By the time of America’s entry into the war, gender roles in the country were still split along very traditional lines. Women were working very hard looking after their homes, children, and husbands, while also doing plenty in the community in volunteer work and regular participation in church services and functions. The shift in the labor force during the war, and the role women played in that shift, was nothing short of tectonic. World War Two brought about a revolution in the American economy and in who directly participated in the country’s economic life. The results of this revolution continue to play out in the 21st century. At the time, it created an immediate need for childcare.
In most instances, extended family stepped in to look after the young children of working mothers. Older women and men, unable to serve in military roles or in industries like shipbuilding or heavy munitions assembly, took care of the family children. But this stopgap, organic plan fell short, and Mrs. Roosevelt began to lean on business leaders—those who held fat government contracts—to include child daycare in their production plans. She met with immediate and stiff resistance, even from within the administration, even from the cabinet’s only female member. Secretary of Labor Frances Perkins took specific steps to thwart Mrs. Roosevelt’s efforts. Mrs. Roosevelt pressed still harder, noting that while the debate went on whether women should work rather than stay home in their more proper role as mothers to their children, those mothers were already at work, more than three million of them entering the workforce before 1942 was out. The demographic had changed as well; working women had previously been young and single, now more than three-quarters of them were past age 30, most with young children to be looked after. The danger, Mrs. Roosevelt felt, was in the children having no one to fill that role at all, leading to neglect. In fact, national magazines began to report on specific instances in which children barely beyond grammar school age were looking after their own younger siblings full time with inadequate resources. It was becoming a national scandal.

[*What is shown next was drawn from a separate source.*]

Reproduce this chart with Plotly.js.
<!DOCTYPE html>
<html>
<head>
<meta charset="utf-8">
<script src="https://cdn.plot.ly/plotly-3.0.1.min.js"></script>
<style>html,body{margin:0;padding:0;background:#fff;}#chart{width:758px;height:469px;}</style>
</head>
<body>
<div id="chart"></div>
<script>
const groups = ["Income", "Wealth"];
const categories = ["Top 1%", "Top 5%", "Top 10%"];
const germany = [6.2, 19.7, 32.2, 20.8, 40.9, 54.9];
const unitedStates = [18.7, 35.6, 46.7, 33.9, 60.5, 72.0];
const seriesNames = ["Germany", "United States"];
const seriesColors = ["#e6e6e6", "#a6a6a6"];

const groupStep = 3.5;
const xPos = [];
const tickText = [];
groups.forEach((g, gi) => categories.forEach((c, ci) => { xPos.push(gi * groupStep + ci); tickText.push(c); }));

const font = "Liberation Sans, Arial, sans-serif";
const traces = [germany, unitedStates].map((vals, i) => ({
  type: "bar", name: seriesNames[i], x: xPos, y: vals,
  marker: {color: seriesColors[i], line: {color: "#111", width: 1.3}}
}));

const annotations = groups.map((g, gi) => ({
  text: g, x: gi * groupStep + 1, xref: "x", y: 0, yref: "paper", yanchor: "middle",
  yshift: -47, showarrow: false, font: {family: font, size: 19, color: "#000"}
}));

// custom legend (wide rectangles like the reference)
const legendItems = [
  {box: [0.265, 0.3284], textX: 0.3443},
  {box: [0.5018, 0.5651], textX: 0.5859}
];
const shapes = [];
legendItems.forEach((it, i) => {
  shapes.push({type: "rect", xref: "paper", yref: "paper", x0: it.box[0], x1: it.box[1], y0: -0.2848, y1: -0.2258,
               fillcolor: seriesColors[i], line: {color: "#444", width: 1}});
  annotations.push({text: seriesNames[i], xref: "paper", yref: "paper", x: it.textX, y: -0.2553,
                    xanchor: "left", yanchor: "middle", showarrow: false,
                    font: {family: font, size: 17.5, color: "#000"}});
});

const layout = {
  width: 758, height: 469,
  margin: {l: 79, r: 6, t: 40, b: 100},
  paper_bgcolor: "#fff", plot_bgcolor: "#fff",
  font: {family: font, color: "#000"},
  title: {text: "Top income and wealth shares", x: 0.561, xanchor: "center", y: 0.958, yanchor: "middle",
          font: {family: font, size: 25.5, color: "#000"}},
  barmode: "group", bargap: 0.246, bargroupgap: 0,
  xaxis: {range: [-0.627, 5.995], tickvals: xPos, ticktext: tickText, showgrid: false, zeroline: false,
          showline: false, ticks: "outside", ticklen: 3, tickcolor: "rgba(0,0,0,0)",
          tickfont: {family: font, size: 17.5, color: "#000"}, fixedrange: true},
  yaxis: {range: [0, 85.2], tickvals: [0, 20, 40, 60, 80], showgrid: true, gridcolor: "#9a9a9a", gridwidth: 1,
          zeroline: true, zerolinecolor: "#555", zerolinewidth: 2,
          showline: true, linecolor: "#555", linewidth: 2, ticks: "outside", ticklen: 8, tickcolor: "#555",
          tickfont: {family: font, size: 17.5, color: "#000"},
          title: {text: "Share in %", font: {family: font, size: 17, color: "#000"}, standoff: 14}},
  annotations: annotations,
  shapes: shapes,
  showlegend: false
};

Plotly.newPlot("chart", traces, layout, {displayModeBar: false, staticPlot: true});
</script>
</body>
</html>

The Kaiser shipyards in Portland, Oregon became the first model, building a daycare center, Swan Island, complete with play yards, schools, educational staff, and nutritionists, into its new facilities. It quickly expanded from daytime care to round-the-clock service to accommodate day and night shift workers. Henry J. Kaiser listened to what Mrs. Roosevelt had to say, paid attention to her descriptions of such programs in the United Kingdom. and went to work.
Henry J. Kaiser and Elanor Roosevelt. Image via the Oregon Historical Society
The Swan Island Center was a resounding success, and daycare centers began to be built around the country. By war’s end, more than 1.5 million children were cared for in centers near their mother’s place of work. The credit belongs fully to Eleanor Roosevelt.

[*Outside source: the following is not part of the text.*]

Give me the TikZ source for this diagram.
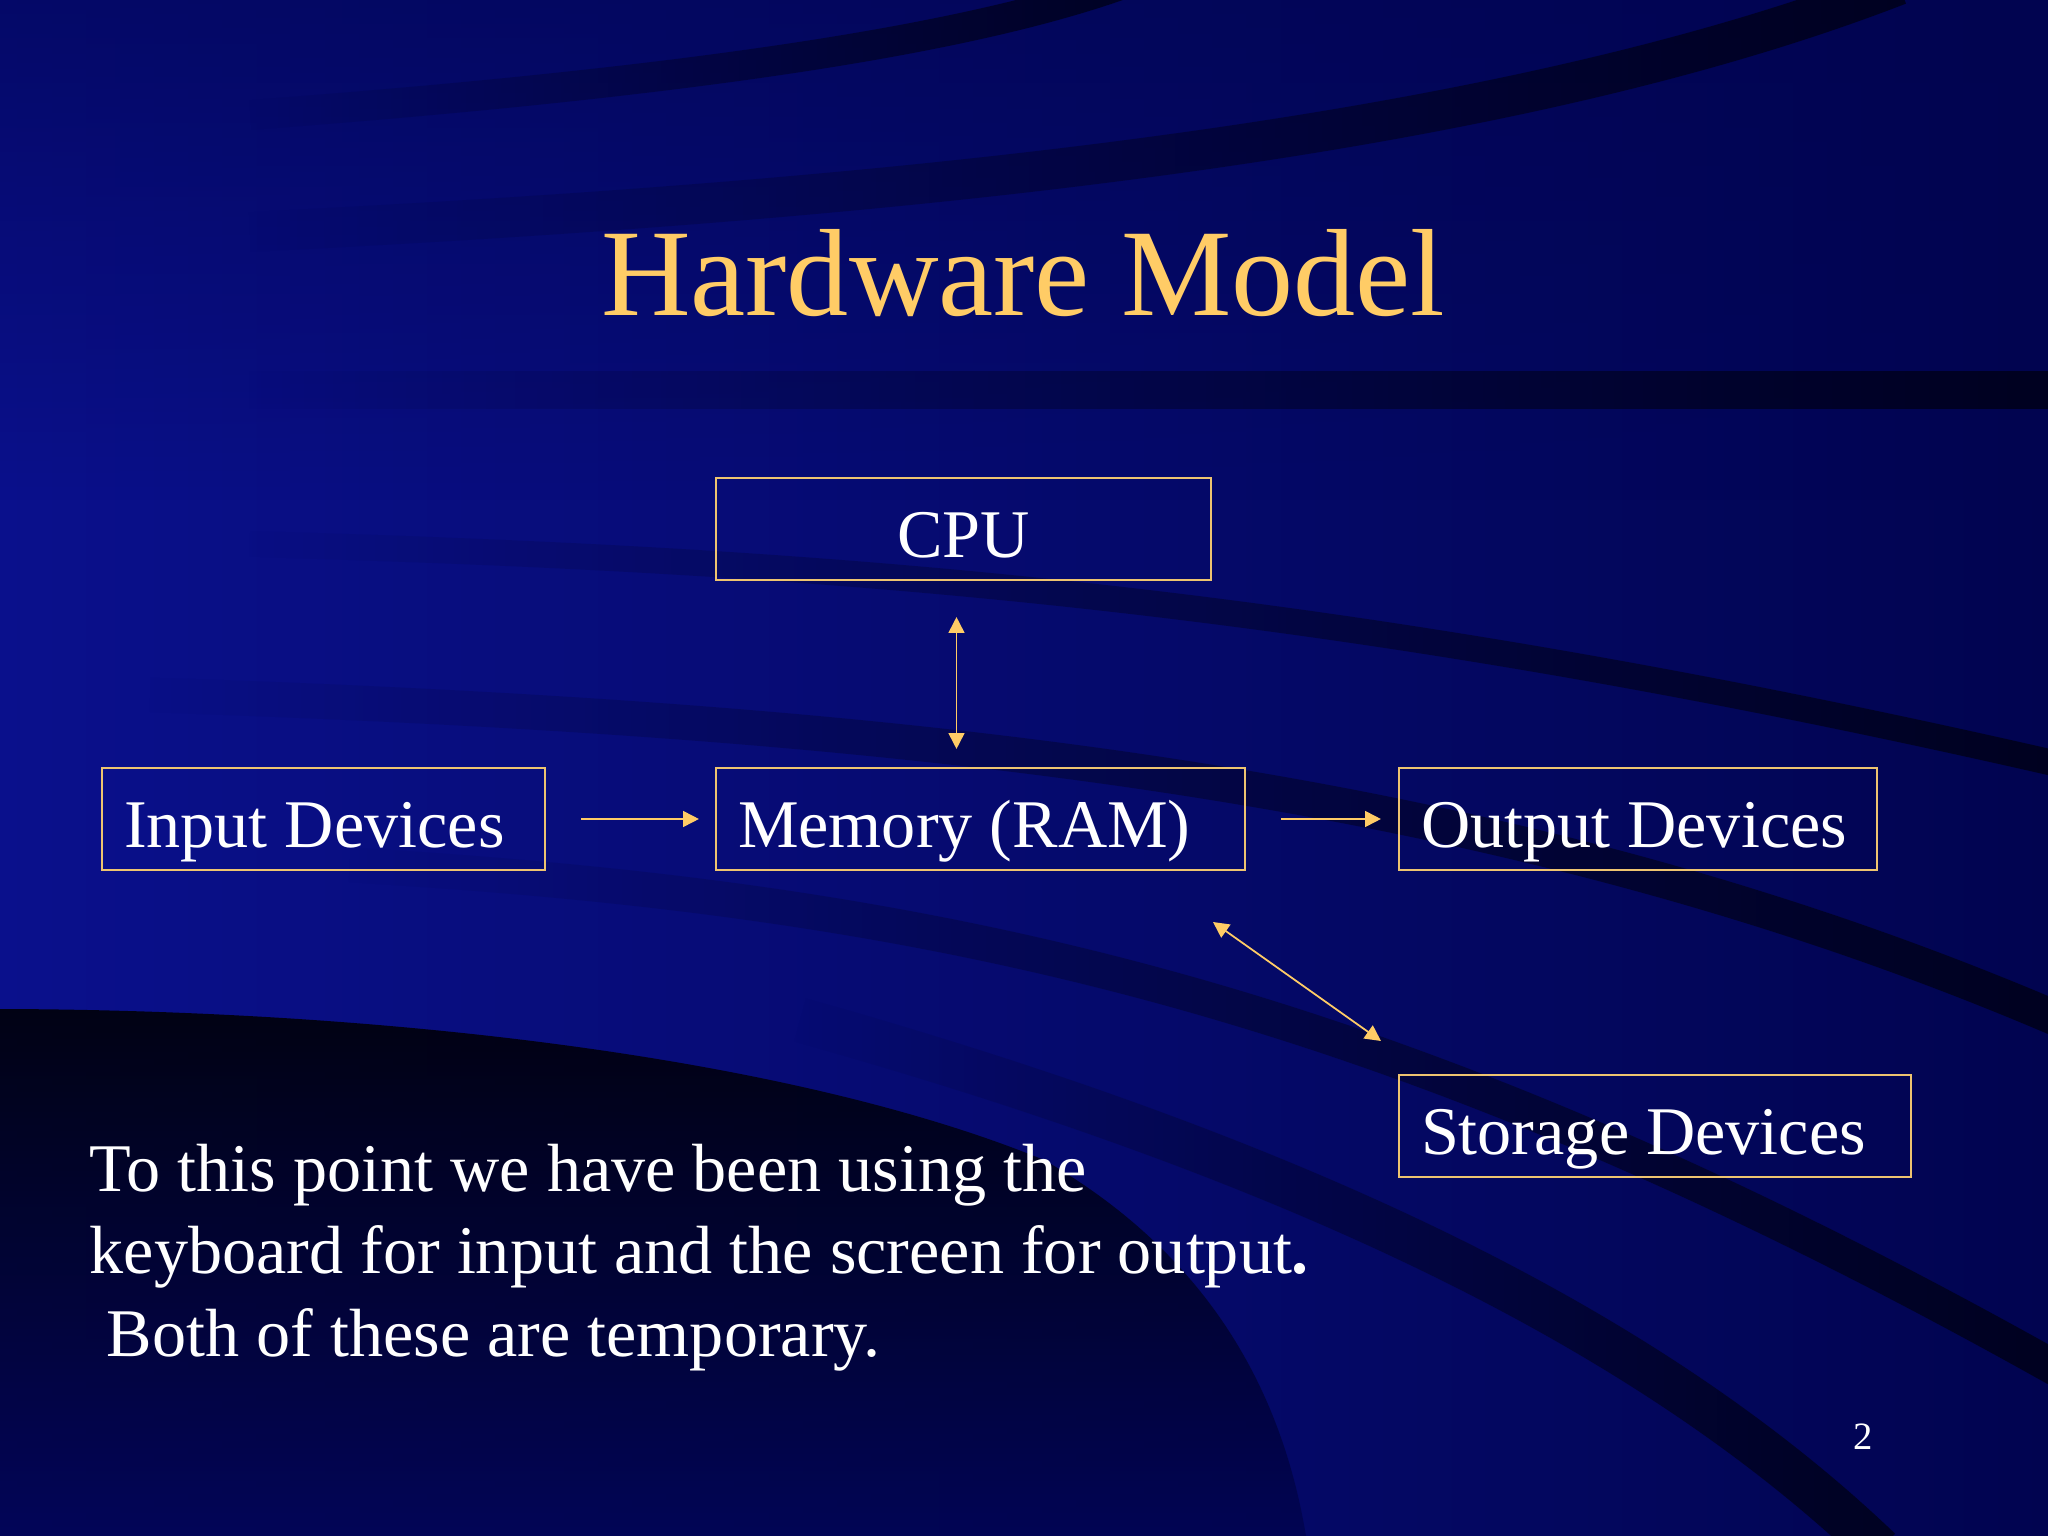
\documentclass[tikz,border=0pt]{standalone}
\usepackage{fontspec}
\setmainfont{Liberation Serif}
\usetikzlibrary{arrows.meta,fadings}
\definecolor{slidegold}{RGB}{255,204,102}
\definecolor{boxgold}{RGB}{238,196,112}
\definecolor{slideblue}{RGB}{10,16,140}
\definecolor{slidedark}{RGB}{1,4,80}
\tikzset{
  unit/.style={draw=boxgold, line width=0.6pt, text=white,
    font=\fontsize{19.4}{23}\selectfont, align=flush left,
    minimum height=1.02cm, inner xsep=0.22cm, inner ysep=2pt,
    text height=20pt, text depth=4pt},
  link/.style={-{Triangle[length=4.5pt,width=4.5pt]}, draw=slidegold,
    line width=0.5pt},
  dlink/.style={link, {Triangle[length=4.5pt,width=4.5pt]}-{Triangle[length=4.5pt,width=4.5pt]}},
  swoosh/.style={draw=black, opacity=0.6, path fading=west}
}
\begin{document}
\begin{tikzpicture}
  % background
  \useasboundingbox (0,0) rectangle (20.48,-15.36);
  \shade[left color=slideblue, right color=slidedark] (0,0) rectangle (20.48,-15.36);
  \fill[slidedark, opacity=0.6, path fading=south] (0,0) rectangle (20.48,-5);
  \draw[swoosh, line width=0.3cm] (2.5,-1.15) .. controls (6.5,-0.85) and (9.5,-0.45) .. (11.2,0.15);
  \draw[swoosh, line width=0.4cm] (2.5,-2.32) .. controls (9,-2.0) and (15,-1.4) .. (19,0.15);
  \draw[swoosh, line width=0.38cm] (2.5,-3.9) -- (20.6,-3.9);
  \draw[swoosh, line width=0.26cm] (2.5,-5.44) .. controls (8,-5.6) and (13,-5.9) .. (20.6,-7.64);
  \draw[swoosh, line width=0.35cm] (1.5,-6.95) .. controls (9,-7.2) and (15,-7.8) .. (20.6,-10.2);
  \draw[swoosh, line width=0.35cm] (3.5,-8.65) .. controls (9.5,-9.0) and (14,-10.0) .. (20.6,-13.7);
  \draw[swoosh, line width=0.45cm] (8,-10.2) .. controls (13,-11.6) and (16.5,-13.3) .. (18.8,-15.5);
  \shade[top color=black, bottom color=slidedark, opacity=0.85]
    (0,-10.09) .. controls (4,-10.1) and (8,-10.6) .. (10.44,-11.6)
    .. controls (12,-12.5) and (12.8,-13.8) .. (13.06,-15.36) -- (0,-15.36) -- cycle;

  % title
  \node[font=\fontsize{35.3}{40}\selectfont, text=slidegold, anchor=base] (title) at (10.23,-3.16) {Hardware Model};

  % boxes
  \node[unit, text width=4.51cm, align=flush center] (cpu) at (9.635,-5.29) {CPU};
  \node[unit, text width=3.99cm] (in) at (3.235,-8.19) {Input Devices};
  \node[unit, text width=4.85cm] (mem) at (9.805,-8.19) {Memory (RAM)};
  \node[unit, text width=4.34cm] (out) at (16.38,-8.19) {Output Devices};
  \node[unit, text width=4.68cm] (sto) at (16.55,-11.26) {Storage Devices};
  \coordinate (memport) at (12.13,-9.22);
  \coordinate (stoport) at (13.81,-10.41);

  % connectors
  \draw[dlink, shorten <=0.36cm, shorten >=0.18cm] ([xshift=-0.07cm]cpu.south) -- ([xshift=-0.07cm]cpu.south |- mem.north);
  \draw[link, shorten <=0.35cm, shorten >=0.16cm] (in) -- (mem);
  \draw[link, shorten <=0.35cm, shorten >=0.17cm] (mem) -- (out);
  \draw[dlink] (memport) -- (stoport);

  % text
  \node[anchor=base west, inner sep=0, text width=13cm, align=flush left, text=white,
    font=\fontsize{19.4}{23.6}\selectfont] (note) at (0.89,-11.91)
    {To this point we have been using the\\
     keyboard for input and the screen for output\textbf{.}\\
     \hspace*{0.25em}Both of these are temporary.};
  \node[anchor=base, text=white, font=\fontsize{11}{13}\selectfont] (page) at (18.63,-14.49) {2};
\end{tikzpicture}
\end{document}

As with many notions well ahead of their time, it would be decades before regular child daycare allowing mothers to earn a paycheck became accepted. The centers built during the war, as successful and well-conceived and implemented as they were, were largely shuttered and converted to manufacturing floor space soon after the fighting men returned home, rendering their hardworking wives summarily unemployed and back at home looking after their families.
This article relies in part on information to be found in No Ordinary Time, By Doris Kearns Goodwin. Simon & Schuster, 1994. As a look inside the relationship of Eleanor and Franklin Roosevelt during the war years, I cannot recommend this book highly enough.